In his column yesterday, David Brooks attempts to draw a distinction between “good” and “bad” nationalism — Volodymyr Zelensky representing the “good” kind, and Trump and Putin the bad. So far, so good.
But trying to elaborate on this, Brooks goes completely off the rails into a morass of false liberal blaming, amnesia about his own record, and even anti-Semitic rhetoric.
I. Flag Pin Patriotism
Brooks claims liberals rejected patriotism because they “are proud to wear the Ukrainian flag but wouldn’t be caught dead wearing an American flag because they fear it would mark them as reactionary, jingoistic, low class.”
So David Brooks, esteemed wise man omnipresent on CBS, NPR, the Times and the lucrative speakers’ circuit, thinks it comes down to the shallow patriotism of flag pin wearing. I guess he forgot when Barack Obama said “I’m less concerned about what you’re wearing on your lapel than what’s in your heart,” and added the flag pin became “a substitute for I think true patriotism” in the Iraq war run-up. Or maybe Barack is wise and David is shallow.
II. The Cosmopolitan Global Elite
According to Brooks, liberals’ flag-pin-rejection was part of its rejection of patriotism, opening up a divide between them and millions of patriotic flag-pin-wearing Americans. Even worse, “by associating liberalism with the cosmopolitan global elite, it made liberalism seem like a system used to preserve the privileges of that elite.”
Let’s pause here before delving into his tired “blame the left for its demonization by the right” routine and focus on his use of “cosmopolitan global elite.” The American Jewish Committee writes:
In the Soviet Union under Joseph Stalin, for instance, Jews were charged with being “rootless cosmopolitans” and fell victim to Stalin’s anti-cosmopolitan campaign where they were arrested and tortured. Today, “cosmopolitan elite” is a code word used by the far-right to accuse Jews and liberals of controlling America and/or being disloyal and unpatriotic by favoring internationalism over isolationism.
(Emphasis supplied.)
OK then. And did Brooks not remember in 2019 when fist-raising insurrectionist and man in a hurry on Jan. 6, Senator Hawley condemned “cosmopolitan elites” and their plan to weaken America with their international network and their control of big business? Hawley refused to apologize. In response, Brooks’s op-ed mate Paul Krugman wrote “If you’re Jewish and the use of ‘cosmopolitan’ doesn’t scare you, read some history.” (Too bad David and Paul are likely working remotely so won’t pass each other in the newsroom.)

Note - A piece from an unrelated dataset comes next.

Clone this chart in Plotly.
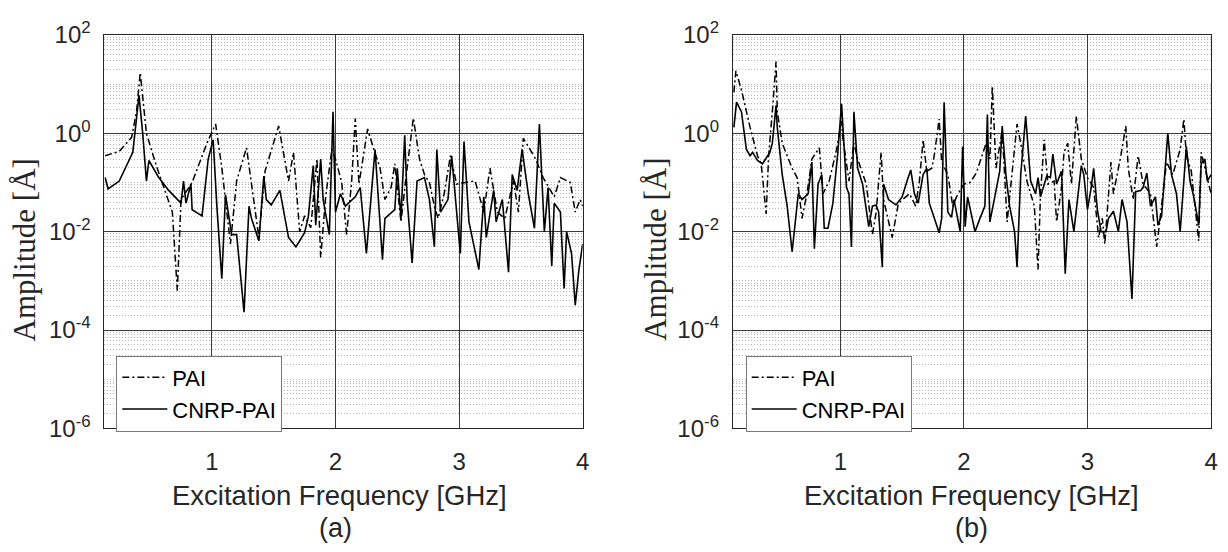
import plotly.graph_objects as go

# ---------------- data ----------------
f_pai_a = [0.136, 0.25, 0.35, 0.39, 0.42, 0.45, 0.47, 0.55, 0.63, 0.68, 0.72, 0.75, 0.84, 0.96, 1.03,
           1.08, 1.15, 1.20, 1.28, 1.38, 1.43, 1.54, 1.62, 1.66, 1.71, 1.75, 1.80, 1.85, 1.88, 1.92,
           1.97, 2.00, 2.05, 2.09, 2.13, 2.16, 2.19, 2.26, 2.31, 2.36, 2.40, 2.45, 2.48, 2.53, 2.58,
           2.63, 2.68, 2.72, 2.76, 2.80, 2.83, 2.88, 2.93, 2.98, 3.05, 3.13, 3.20, 3.25, 3.31, 3.37,
           3.44, 3.48, 3.52, 3.57, 3.62, 3.68, 3.77, 3.82, 3.90, 3.94, 3.98, 4.00]
a_pai_a = [0.35, 0.43, 0.83, 2.75, 17.0, 3.0, 1.0, 0.22, 0.06, 0.025, 0.00063, 0.045, 0.1, 0.63, 1.55,
           0.2, 0.0056, 0.107, 0.51, 0.0076, 0.17, 1.41, 0.107, 0.41, 0.01, 0.021, 0.012, 0.3, 0.003, 0.05,
           0.47, 0.3, 0.1, 0.0087, 0.1, 2.0, 0.093, 1.23, 0.47, 0.2, 0.045, 0.08, 0.24, 0.0158, 0.2,
           2.04, 0.3, 0.145, 0.1, 0.033, 0.0186, 0.06, 0.35, 0.093, 0.1, 0.107, 0.025, 0.195, 0.025, 0.0186,
           0.107, 0.025, 0.79, 0.47, 0.3, 0.126, 0.051, 0.126, 0.1, 0.025, 0.045, 0.033]

f_cnrp_a = [0.136, 0.16, 0.25, 0.36, 0.41, 0.44, 0.47, 0.49, 0.57, 0.65, 0.75, 0.77, 0.79, 0.83, 0.84,
            0.92, 0.97, 1.01, 1.04, 1.08, 1.11, 1.13, 1.16, 1.20, 1.26, 1.30, 1.32, 1.38, 1.42, 1.44,
            1.48, 1.55, 1.62, 1.68, 1.75, 1.78, 1.82, 1.84, 1.88, 1.90, 1.95, 1.98, 2.00, 2.04, 2.08,
            2.16, 2.20, 2.25, 2.32, 2.38, 2.40, 2.48, 2.50, 2.53, 2.56, 2.58, 2.62, 2.66, 2.72, 2.76,
            2.80, 2.82, 2.85, 2.91, 2.94, 3.01, 3.04, 3.08, 3.16, 3.20, 3.22, 3.28, 3.30, 3.35, 3.40,
            3.43, 3.47, 3.51, 3.56, 3.61, 3.65, 3.69, 3.72, 3.75, 3.77, 3.82, 3.85, 3.87, 3.91, 3.94,
            3.97, 4.00]
a_cnrp_a = [0.126, 0.074, 0.107, 0.41, 5.9, 1.0, 0.107, 0.28, 0.126, 0.069, 0.038, 0.107, 0.038, 0.093, 0.028,
            0.021, 0.30, 0.74, 0.033, 0.0011, 0.056, 0.025, 0.0087, 0.0087, 0.00023, 0.033, 0.0186, 0.0065, 0.135, 0.045,
            0.035, 0.069, 0.0076, 0.0049, 0.0095, 0.02, 0.22, 0.0135, 0.30, 0.045, 0.0087, 2.75, 0.025, 0.059, 0.033,
            0.051, 0.079, 0.0036, 0.47, 0.0027, 0.0186, 0.028, 0.195, 0.0186, 0.91, 0.045, 0.0023, 0.107, 0.126, 0.045,
            0.0049, 0.47, 0.025, 0.045, 0.35, 0.0036, 0.68, 0.0158, 0.0017, 0.051, 0.0076, 0.069, 0.0158, 0.045, 0.0015,
            0.145, 0.069, 0.47, 0.059, 0.0117, 1.55, 0.01, 0.079, 0.002, 0.038, 0.025, 0.0007, 0.01, 0.0036, 0.00032,
            0.0017, 0.0056]

f_pai_b = [0.139, 0.155, 0.20, 0.27, 0.33, 0.36, 0.40, 0.42, 0.45, 0.48, 0.49, 0.53, 0.61, 0.65, 0.67,
           0.69, 0.73, 0.77, 0.83, 0.86, 0.91, 0.97, 1.01, 1.02, 1.07, 1.11, 1.14, 1.21, 1.26, 1.29,
           1.33, 1.35, 1.42, 1.47, 1.56, 1.61, 1.64, 1.67, 1.70, 1.74, 1.76, 1.80, 1.82, 1.87, 1.91,
           1.94, 2.00, 2.05, 2.10, 2.14, 2.18, 2.21, 2.23, 2.26, 2.31, 2.35, 2.38, 2.43, 2.46, 2.51,
           2.57, 2.60, 2.62, 2.65, 2.68, 2.73, 2.75, 2.79, 2.81, 2.84, 2.87, 2.91, 2.95, 3.00, 3.05,
           3.09, 3.12, 3.14, 3.19, 3.21, 3.27, 3.31, 3.33, 3.37, 3.41, 3.45, 3.51, 3.56, 3.59, 3.64,
           3.69, 3.75, 3.78, 3.80, 3.84, 3.90, 3.92, 3.96, 4.00]
a_pai_b = [6.8, 18.6, 7.6, 1.32, 0.35, 0.24, 0.023, 0.35, 2.75, 28.8, 2.75, 0.63, 0.195, 0.126, 0.051,
           0.0186, 0.059, 0.30, 0.51, 0.059, 0.107, 0.47, 1.78, 0.83, 0.107, 0.63, 0.30, 0.093, 0.0087, 0.025,
           0.41, 0.045, 0.0076, 0.038, 0.059, 0.033, 0.107, 0.74, 0.17, 0.195, 0.35, 1.95, 0.26, 0.145, 0.033,
           0.051, 0.093, 0.1, 0.155, 0.30, 0.63, 0.30, 9.1, 0.195, 1.15, 0.0158, 0.079, 1.55, 0.63, 0.107,
           0.033, 0.0017, 0.059, 0.74, 0.093, 0.107, 0.0158, 0.079, 0.41, 0.63, 0.093, 2.24, 0.30, 0.126, 0.079,
           0.0076, 0.0186, 0.0056, 0.26, 0.059, 0.35, 1.41, 0.195, 0.045, 0.35, 0.093, 0.059, 0.0049, 0.021, 0.26,
           0.145, 0.47, 1.95, 0.35, 0.17, 0.0065, 0.41, 0.145, 0.059]

f_cnrp_b = [0.139, 0.16, 0.20, 0.24, 0.27, 0.29, 0.33, 0.37, 0.43, 0.45, 0.48, 0.49, 0.53, 0.57, 0.61,
            0.66, 0.69, 0.74, 0.77, 0.79, 0.82, 0.85, 0.87, 0.90, 0.94, 0.98, 1.01, 1.05, 1.07, 1.09,
            1.11, 1.14, 1.18, 1.23, 1.26, 1.29, 1.31, 1.34, 1.35, 1.39, 1.45, 1.50, 1.54, 1.57, 1.60,
            1.63, 1.67, 1.70, 1.72, 1.76, 1.80, 1.82, 1.84, 1.87, 1.90, 1.92, 1.97, 1.99, 2.01, 2.03,
            2.09, 2.13, 2.17, 2.19, 2.21, 2.25, 2.29, 2.31, 2.34, 2.37, 2.41, 2.43, 2.46, 2.50, 2.54,
            2.58, 2.60, 2.62, 2.67, 2.70, 2.72, 2.75, 2.79, 2.82, 2.85, 2.89, 2.95, 2.97, 3.00, 3.03,
            3.05, 3.08, 3.11, 3.15, 3.17, 3.21, 3.25, 3.28, 3.32, 3.36, 3.39, 3.43, 3.45, 3.48, 3.51,
            3.55, 3.57, 3.60, 3.65, 3.68, 3.72, 3.75, 3.78, 3.80, 3.83, 3.86, 3.90, 3.92, 3.95, 3.97,
            4.00]
a_cnrp_b = [1.32, 4.3, 2.75, 0.47, 0.35, 0.41, 0.28, 0.24, 0.41, 0.63, 3.7, 1.32, 0.145, 0.033, 0.0039,
            0.059, 0.045, 0.059, 0.26, 0.0045, 0.093, 0.145, 0.0117, 0.0117, 0.038, 0.41, 4.0, 0.079, 0.059, 0.0049,
            2.75, 0.195, 0.093, 0.0126, 0.033, 0.035, 0.025, 0.0019, 0.093, 0.045, 0.035, 0.051, 0.107, 0.18, 0.059,
            0.038, 0.145, 0.195, 0.038, 0.0186, 0.0095, 0.0186, 4.3, 0.025, 0.0195, 0.045, 0.01, 0.54, 0.0126, 0.051,
            0.01, 0.0186, 0.033, 2.4, 0.0158, 0.051, 0.17, 1.41, 0.145, 0.033, 0.01, 0.0019, 0.145, 2.24, 0.107,
            0.059, 0.126, 0.051, 0.135, 0.126, 0.38, 0.093, 0.17, 0.0014, 0.045, 0.01, 0.22, 0.145, 0.028, 0.079,
            0.195, 0.028, 0.01, 0.01, 0.0186, 0.026, 0.01, 0.045, 0.0158, 0.00043, 0.065, 0.069, 0.079, 0.155, 0.033,
            0.051, 0.0135, 0.021, 1.0, 0.145, 0.059, 0.01, 0.145, 0.54, 0.107, 0.051, 0.0135, 0.24, 0.30, 0.107,
            0.145]

x_ticks = [1, 2, 3, 4]
x_ticktext = ["1", "2", "3", "4"]
y_ticks = [1e-6, 1e-4, 1e-2, 1, 100]
y_ticktext = ["10<sup>-6</sup>", "10<sup>-4</sup>", "10<sup>-2</sup>", "10<sup>0</sup>", "10<sup>2</sup>"]
series_names = ["PAI", "CNRP-PAI"]
panel_labels = ["(a)", "(b)"]
x_title = "Excitation Frequency [GHz]"
y_title = "Amplitude [Å]"

# ---------------- styling ----------------
W, H = 1228, 552
TXT = "#262626"
SANS = "Liberation Sans, Arial, sans-serif"
SERIF = "Liberation Serif, Times New Roman, serif"
DASHDOT = "7px,3px,2px,3px"

minor_vals = []
for e in range(-6, 2):
    for m in range(2, 10):
        minor_vals.append(m * 10.0 ** e)
for e in (-5, -3, -1, 1):
    minor_vals.append(10.0 ** e)

fig = go.Figure()

panels = [
    (f_pai_a, a_pai_a, f_cnrp_a, a_cnrp_a, "x", "y", "legend"),
    (f_pai_b, a_pai_b, f_cnrp_b, a_cnrp_b, "x2", "y2", "legend2"),
]
for fp, ap, fc, ac, xa, ya, lg in panels:
    fig.add_trace(go.Scatter(x=fp, y=ap, mode="lines", name=series_names[0],
                             line=dict(color="black", width=1.5, dash=DASHDOT),
                             xaxis=xa, yaxis=ya, legend=lg))
    fig.add_trace(go.Scatter(x=fc, y=ac, mode="lines", name=series_names[1],
                             line=dict(color="black", width=1.6),
                             xaxis=xa, yaxis=ya, legend=lg))

def xaxis(domain, anchor):
    return dict(domain=domain, anchor=anchor, range=[0.13, 4], tickmode="array",
                tickvals=x_ticks, ticktext=x_ticktext, showgrid=True, gridcolor="#3a3a3a",
                gridwidth=1, showline=True, linecolor="#262626", linewidth=1, mirror=True,
                zeroline=False, ticks="", ticklabelstandoff=12,
                tickfont=dict(family=SANS, size=24, color=TXT))

def yaxis(domain, anchor):
    return dict(domain=domain, anchor=anchor, type="log", range=[-6, 2], tickmode="array",
                tickvals=y_ticks, ticktext=y_ticktext, showgrid=True, gridcolor="#3a3a3a",
                gridwidth=1, showline=True, linecolor="#262626", linewidth=1, mirror=True,
                zeroline=False, ticks="", ticklabelstandoff=8,
                minor=dict(tickmode="array", tickvals=minor_vals, showgrid=True,
                           gridcolor="#b4b4b4", griddash="1px,2px", gridwidth=1, ticks=""),
                tickfont=dict(family=SANS, size=24, color=TXT))

ydom = [1 - 435 / H, 1 - 19 / H]

legend_common = dict(xanchor="left", yanchor="top", bgcolor="white", bordercolor="#7a7a7a",
                     borderwidth=1, font=dict(family=SANS, size=22, color="black"),
                     itemwidth=45, tracegroupgap=0)

fig.update_layout(
    width=W, height=H, margin=dict(l=0, r=0, t=0, b=0),
    paper_bgcolor="white", plot_bgcolor="white",
    xaxis=xaxis([105 / W, 586 / W], "y"),
    yaxis=yaxis(ydom, "x"),
    xaxis2=xaxis([737 / W, 1218 / W], "y2"),
    yaxis2=yaxis(ydom, "x2"),
    legend=dict(x=117 / W, y=1 - 358 / H, **legend_common),
    legend2=dict(x=750 / W, y=1 - 358 / H, **legend_common),
)

annotations = []
for cx, ycx, lab in [(341.5, 25, panel_labels[0]), (977.5, 659, panel_labels[1])]:
    annotations.append(dict(text=x_title, x=cx / W, y=1 - 506 / H, xref="paper", yref="paper",
                            xanchor="center", yanchor="middle", showarrow=False,
                            font=dict(family=SANS, size=27.5, color=TXT)))
    annotations.append(dict(text=lab, x=(cx - 4 if lab == "(a)" else cx) / W, y=1 - 540 / H,
                            xref="paper", yref="paper", xanchor="center", yanchor="middle",
                            showarrow=False, font=dict(family=SANS, size=27, color=TXT)))
    annotations.append(dict(text=y_title, x=ycx / W, y=1 - 246 / H, xref="paper", yref="paper",
                            xanchor="center", yanchor="middle", textangle=-90, showarrow=False,
                            font=dict(family=SERIF, size=31, color=TXT)))
fig.update_layout(annotations=annotations)

fig.write_html("out.html")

So Brooks, writing a column calling Trumpists an exemplar of “bad nationalism” employs a phrase unapologetically used by one of the leading Trumpists and insurrectionists and anti-Semites going back to Stalin. I know Brooks has or may have converted from Judaism to Christianity, but isn’t this taking it a bit too far? (Well, at least he left out Soros.)
III. Blaming us for their decades-long demonization of us
Brooks falls back on the lazy and dangerous idea that liberals and Democrats helped cause fascist populism because we were supposedly ashamed of patriotism and (gasp) didn't do things like wear flag pins. Yet today, many of those pin wearers support Russia and not the Ukraine.
And Brooks might think back 20 years to when he, the Republicans and much of the media demonized Democrats and others as unpatriotic and traitorous because they opposed a war Brooks et al. now admit was disastrous and a mistake. Or even further back when Gingrich and Luntz used those and an infamous list of other terms to win power in 1994.
I searched in vain for the words "Republican" and "Democrat" in the article, although there is no better example today of "bad nationalism" and "good nationalism" than the former and the latter. Instead, we flag-pin-shunning liberals brought it on ourselves with our “elitism” — just another version of the growing practice of blaming Democrats and liberals for the rise of Trump, what I call the “You were mean to Romney in 2012” school of thought.
I don’t think I’d spend time writing about David Brooks if he weren’t so falsely esteemed by the media and people who think he’s a “reasonable conservative.” He does often seem reasonable, until he lets things like “cosmopolitan global elites” slip out, and we see the lizard skin beneath.